Flattening a One to Many Relationship with SQL Query

I have a very simple data set that I would like to be able to query and get the results as a single record.
Members Table
ID | FirstName | LastName | HeroName
42 | Bruce | Wayne | Batman
1337 | Bruce | Banner | Hulk
1033 | Clark | Kent | Newspaper Boy
Skills Tables
ID | Skill
42 | Martial Arts
42 | Engineering
42 | Intimidation
1337 | Anger Management
1337 | Thermo Nuclear Dynamics
1033 | NULL
I want the result to be
ID | FirstName | LastName | HeroName | Skill1 | Skill2 | Skill3 | ... | Skilln
42 Bruce | Wayne | Batman | Martial Arts | Engineering | Intimidation
The query I have so far is
SELECT m.ID, m.FirstName, m.LastName, m.HeroName, s.Skill
FROM Members m
JOIN Skills s
ON m.ID = s.ID
WHERE m.ID = 42 and s.Skill IS NOT NULL
which returns
ID | FirstName | LastName | HeroName | Skill
42 | Bruce | Wayne | Batman | Martial Arts
42 | Bruce | Wayne | Batman | Engineering
42 | Bruce | Wayne | Batman | Intimidation
Short of iterating over the results and only extracting the fields I want is there a way to return this as a single record?
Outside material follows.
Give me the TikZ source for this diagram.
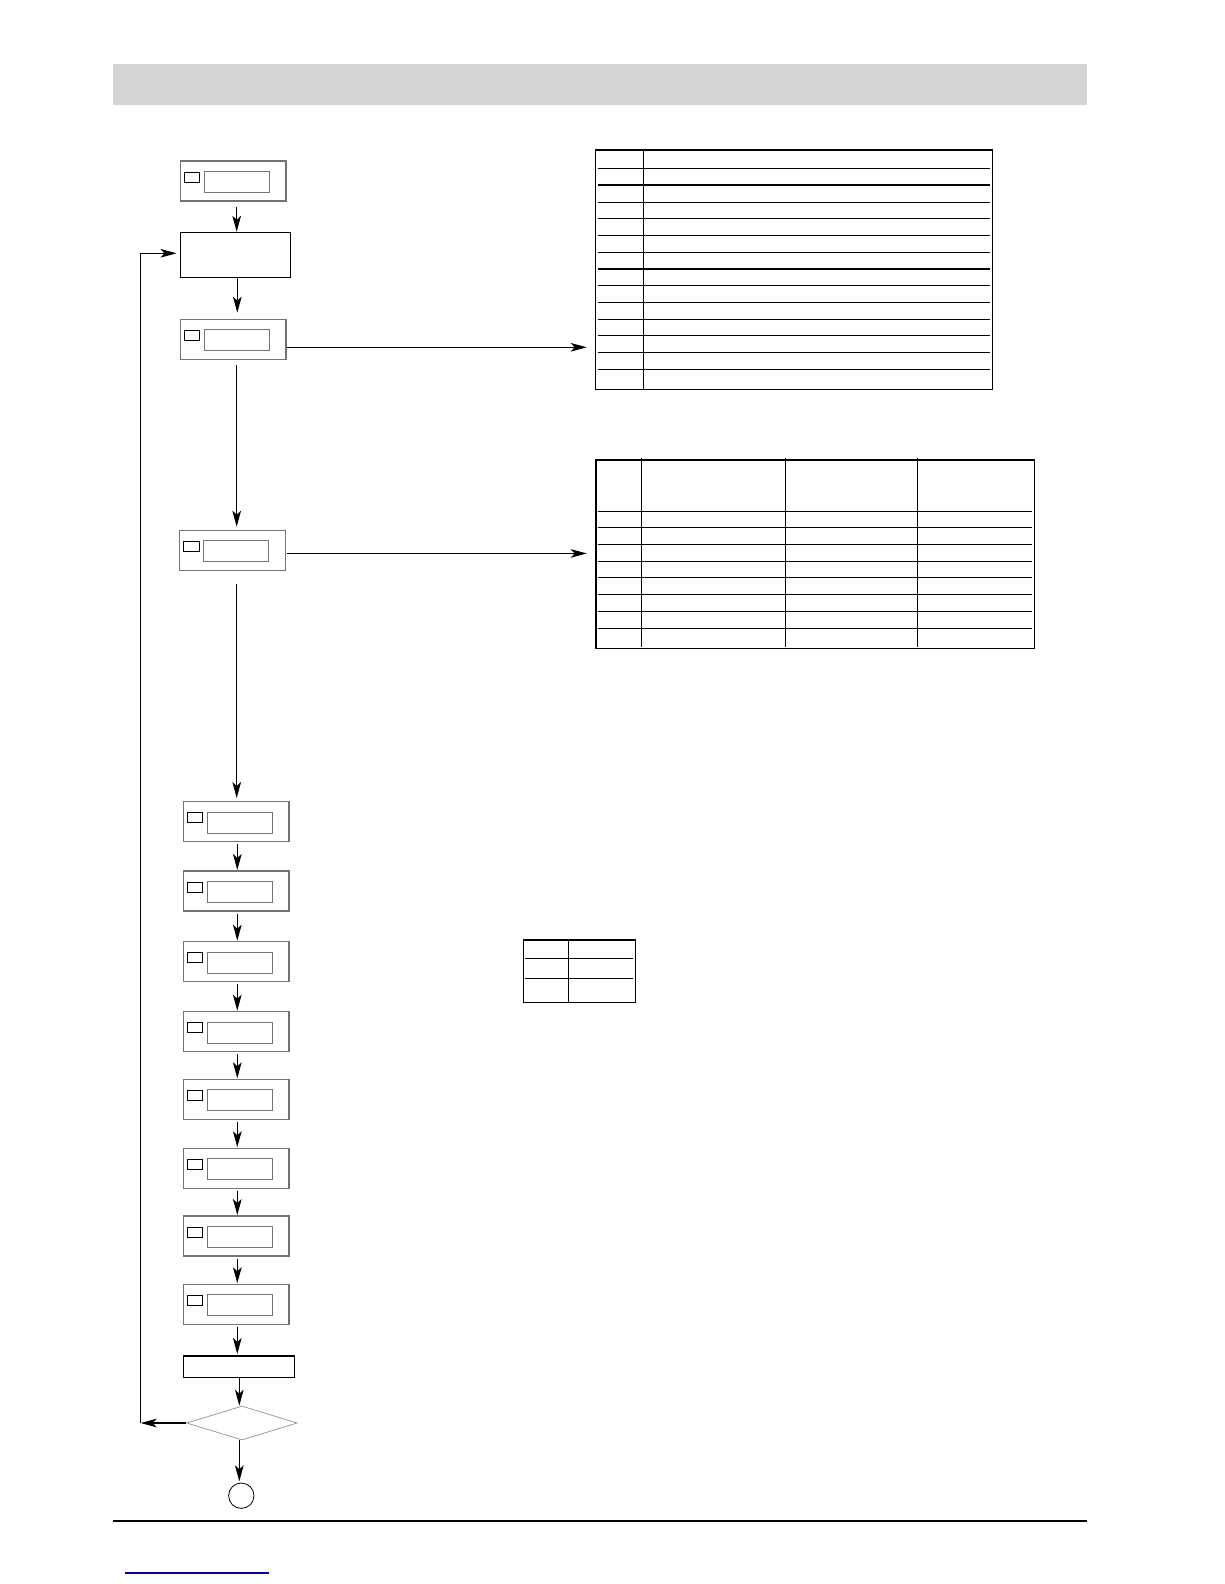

I've seen topics on PIVOT, and XmlPath but from what I've read neither of these does quite what I want it to. I'd like an arbitrary number of Skills to be returned and no nulls are returned.
EDIT:
The problem with PIVOT is that it will turn one of the rows into a column header. If There is a way to fill in a generic column header than it might work.